Monday, June 21, 2010

States and their Budgets

While observing that California’s state legislature missed its June 15th state budget deadline once again, you might wonder how other states are fairing with their budgets during these difficult economic times. Fiscal year 2010 will end on June 30th in 46 states. Except for Vermont, every state has some sort of balanced-budget law. We at LIS have researched our share of budget bills and know that the legislative process underlying these bills, whether state or federal, is complicated by issues involving politics, mandates, and economic realities, just to name a few. Below, we point out some of current economic realities affecting states’ budget bills this year.

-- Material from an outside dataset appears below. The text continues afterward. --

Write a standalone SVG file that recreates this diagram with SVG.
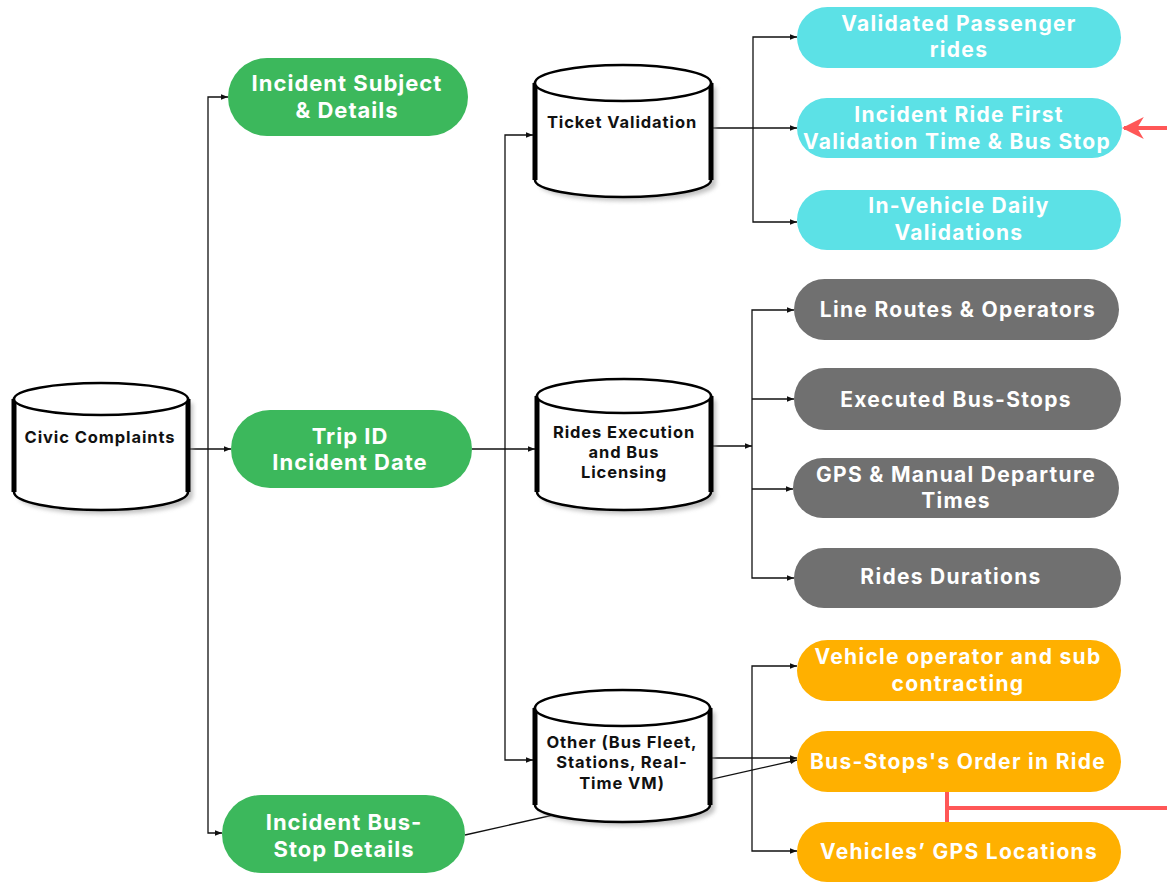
<svg xmlns="http://www.w3.org/2000/svg" width="1167" height="882" viewBox="0 0 1167 882">
<defs>
<style>
.pill text{font-family:Inter,"Liberation Sans",sans-serif;font-weight:700;fill:#fff;text-anchor:middle}
.pt{font-size:21px;letter-spacing:1.3px}
.gt{font-size:22px;letter-spacing:1px}
.green{fill:#3cb85c}
.cyan{fill:#5ce1e6}
.gray{fill:#707070}
.orange{fill:#ffb000}
.cyl text{font-family:Inter,"Liberation Sans",sans-serif;font-weight:700;font-size:16.5px;letter-spacing:0.9px;fill:#111;text-anchor:middle}
.body{fill:#fff;stroke:#000;stroke-width:2.5}
.side{fill:none;stroke:#000;stroke-width:5}
.top{fill:#fff;stroke:#000;stroke-width:2.5}
.shadow{fill:#9a9a9a;opacity:0.6}
.conn{fill:none;stroke:#111;stroke-width:1.3}
.red{fill:none;stroke:#ff5757;stroke-width:4}
</style>
<marker id="ah" viewBox="0 0 10 10" refX="10" refY="5" markerWidth="7" markerHeight="7" markerUnits="userSpaceOnUse" orient="auto">
<path d="M0,1 L10,5 L0,9 z" fill="#111"/>
</marker>
<marker id="rah" viewBox="0 0 10 10" refX="9" refY="5" markerWidth="22" markerHeight="22" markerUnits="userSpaceOnUse" orient="auto">
<path d="M0,0 L10,5 L0,10 L3,5 z" fill="#ff5757"/>
</marker>
<filter id="blur" x="-10%" y="-10%" width="130%" height="130%"><feGaussianBlur stdDeviation="2"/></filter>
</defs>
<rect width="1167" height="882" fill="#fff"/>

<g id="connectors">
<path class="conn" d="M465,835 L797,760" marker-end="url(#ah)"/>
<path class="conn" d="M190,449 L231,449" marker-end="url(#ah)"/>
<path class="conn" d="M208,449 L208,97 L228,97" marker-end="url(#ah)"/>
<path class="conn" d="M208,449 L208,833 L222,833" marker-end="url(#ah)"/>
<path class="conn" d="M472,449 L535,449" marker-end="url(#ah)"/>
<path class="conn" d="M505,449 L505,135 L533,135" marker-end="url(#ah)"/>
<path class="conn" d="M505,449 L505,760 L533,760" marker-end="url(#ah)"/>
<path class="conn" d="M712,128 L797,128" marker-end="url(#ah)"/>
<path class="conn" d="M753,128 L753,37 L797,37" marker-end="url(#ah)"/>
<path class="conn" d="M753,128 L753,222 L797,222" marker-end="url(#ah)"/>
<path class="conn" d="M713,446 L752,446" marker-end="url(#ah)"/>
<path class="conn" d="M752,446 L752,310 L794,310" marker-end="url(#ah)"/>
<path class="conn" d="M752,399 L794,399" marker-end="url(#ah)"/>
<path class="conn" d="M752,489 L793,489" marker-end="url(#ah)"/>
<path class="conn" d="M752,446 L752,578 L794,578" marker-end="url(#ah)"/>
<path class="conn" d="M712,758 L797,758" marker-end="url(#ah)"/>
<path class="conn" d="M752,758 L752,666 L797,666" marker-end="url(#ah)"/>
<path class="conn" d="M752,758 L752,851 L797,851" marker-end="url(#ah)"/>
<path class="red" d="M947,792 L947,822 M947,808 L1169,808 L1169,128 L1124,128" marker-end="url(#rah)"/>
</g>

<g id="civic-complaints" class="cyl">
<path class="shadow" filter="url(#blur)" d="M18,403 L18,496 A87,18 0 0 0 193,496 L193,403 z"/>
<path class="body" d="M14,399 L14,492 A87,18 0 0 0 188,492 L188,399 z"/>
<path class="side" d="M14,399 L14,492 M188,399 L188,492"/>
<ellipse class="top" cx="101" cy="399" rx="87" ry="16"/>
<text x="100" y="443">Civic Complaints</text>
</g>

<g id="ticket-validation" class="cyl">
<path class="shadow" filter="url(#blur)" d="M539,87 L539,184 A88,17 0 0 0 716,184 L716,87 z"/>
<path class="body" d="M535,83 L535,180 A88,17 0 0 0 711,180 L711,83 z"/>
<path class="side" d="M535,83 L535,180 M711,83 L711,180"/>
<ellipse class="top" cx="623" cy="83" rx="88" ry="18"/>
<text x="622" y="128">Ticket Validation</text>
</g>

<g id="rides-execution" class="cyl">
<path class="shadow" filter="url(#blur)" d="M541,400 L541,496 A87,18 0 0 0 716,496 L716,400 z"/>
<path class="body" d="M537,396 L537,492 A87,18 0 0 0 711,492 L711,396 z"/>
<path class="side" d="M537,396 L537,492 M711,396 L711,492"/>
<ellipse class="top" cx="624" cy="396" rx="87" ry="17"/>
<text x="624" y="438">Rides Execution</text>
<text x="624" y="458">and Bus</text>
<text x="624" y="478">Licensing</text>
</g>

<g id="other" class="cyl">
<path class="shadow" filter="url(#blur)" d="M539,712 L539,809 A87.5,17 0 0 0 715,809 L715,712 z"/>
<path class="body" d="M535,708 L535,805 A87.5,17 0 0 0 710,805 L710,708 z"/>
<path class="side" d="M535,708 L535,805 M710,708 L710,805"/>
<ellipse class="top" cx="622.5" cy="708" rx="87.5" ry="18"/>
<text x="622" y="748">Other (Bus Fleet,</text>
<text x="622" y="768">Stations, Real-</text>
<text x="622" y="789">Time VM)</text>
</g>

<g id="incident-subject" class="pill">
<rect class="green" x="228" y="58" width="240" height="78" rx="39"/>
<text class="gt" x="347" y="91">Incident Subject</text>
<text class="gt" x="347" y="118">&amp; Details</text>
</g>
<g id="trip-id" class="pill">
<rect class="green" x="231" y="410" width="241" height="78" rx="39"/>
<text class="gt" x="350" y="444">Trip ID</text>
<text class="gt" x="350" y="470">Incident Date</text>
</g>
<g id="incident-bus-stop" class="pill">
<rect class="green" x="222" y="795" width="243" height="78" rx="39"/>
<text class="gt" x="344" y="830">Incident Bus-</text>
<text class="gt" x="344" y="857">Stop Details</text>
</g>

<g id="validated-passenger-rides" class="pill">
<rect class="cyan" x="797" y="7" width="324" height="61" rx="30.5"/>
<text class="pt" x="959" y="31">Validated Passenger</text>
<text class="pt" x="959" y="57">rides</text>
</g>
<g id="incident-ride-first" class="pill">
<rect class="cyan" x="797" y="98" width="325" height="60" rx="30"/>
<text class="pt" x="959" y="122">Incident Ride First</text>
<text class="pt" x="957" y="149">Validation Time &amp; Bus Stop</text>
</g>
<g id="in-vehicle-daily" class="pill">
<rect class="cyan" x="797" y="190" width="324" height="60" rx="30"/>
<text class="pt" x="959" y="213">In-Vehicle Daily</text>
<text class="pt" x="959" y="240">Validations</text>
</g>

<g id="line-routes" class="pill">
<rect class="gray" x="794" y="279" width="325" height="61" rx="30.5"/>
<text class="pt" x="958" y="317">Line Routes &amp; Operators</text>
</g>
<g id="executed-bus-stops" class="pill">
<rect class="gray" x="794" y="368" width="327" height="62" rx="31"/>
<text class="pt" x="956" y="407">Executed Bus-Stops</text>
</g>
<g id="gps-manual" class="pill">
<rect class="gray" x="793" y="458" width="326" height="60" rx="30"/>
<text class="pt" x="956" y="482">GPS &amp; Manual Departure</text>
<text class="pt" x="956" y="508">Times</text>
</g>
<g id="rides-durations" class="pill">
<rect class="gray" x="794" y="548" width="327" height="60" rx="30"/>
<text class="pt" x="951" y="584">Rides Durations</text>
</g>

<g id="vehicle-operator" class="pill">
<rect class="orange" x="797" y="640" width="324" height="61" rx="30.5"/>
<text class="pt" x="958" y="664">Vehicle operator and sub</text>
<text class="pt" x="958" y="691">contracting</text>
</g>
<g id="bus-stops-order" class="pill">
<rect class="orange" x="797" y="731" width="324" height="61" rx="30.5"/>
<text class="pt" x="958" y="769">Bus-Stops's Order in Ride</text>
</g>
<g id="vehicles-gps" class="pill">
<rect class="orange" x="797" y="822" width="324" height="60" rx="30"/>
<text class="pt" x="959" y="859">Vehicles’ GPS Locations</text>
</g>
</svg>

The Bad News: In general, other states budgets are not fairing well. The main factors for the gaps in the 2010 state budgets are deteriorating revenues, shortfalls from prior budget years, and declining federal aid to states [the American Recovery and Reinvestment Act funds are mostly gone]. Also, unemployment remains at high levels for states which will keep state income tax receipts at low levels. Increased demand for Medicaid and future state-wide economic uncertainty will also tax the revenue gaps. The Center on Budget and Policy Priorities is predicting significant shortfalls in states’ budgets running into the billions of dollars. These billion-dollar-shortfall states are Arizona, California, Colorado, Connecticut, Florida, Georgia, Illinois, Indiana, Iowa, Louisiana, Maryland, Massachusetts, Michigan, Minnesota, New Jersey, New York, North Carolina, Pennsylvania, So. Carolina, Tennessee, Texas, Virginia, and Wisconsin. Unfortunately, the Center is also predicting that 2011 will be worse unless faster-than-expected recovery occurs given also that there will be less federal money available to close budget gaps. Cuts to state services are the first line of defense to the budget shortfalls burdening the states. For example, there were 42 states that reduced overall wages or laid off state employees, 30 states that cut health care services, 25 states that reduced services to the elderly and disabled, 30 states that cut K-12 education, and 41 states that cut higher education.

The Not-As-Bad News: The Rockefeller Institute challenges the above-noted level of dire news on states budgets, publishing recently it found overall state tax revenues grew by 2.4% in the first quarter of 2010, compared to the same quarter in 2009, and personal income tax revenue increased by 2.7% for the nation. The Institute stated: “This is the first time since the third quarter of 2008 that states are reporting growth in tax collections on a year-over-year basis. Such growth is mostly attributable to revenue growth driven by legislated charges in two states alone – California and New York.” The report noted the realities of the weak economy, observing that state revenues were still significantly below pre-recession levels, and the important April collections from income taxes showed a 7.6 percent year-over-year decline.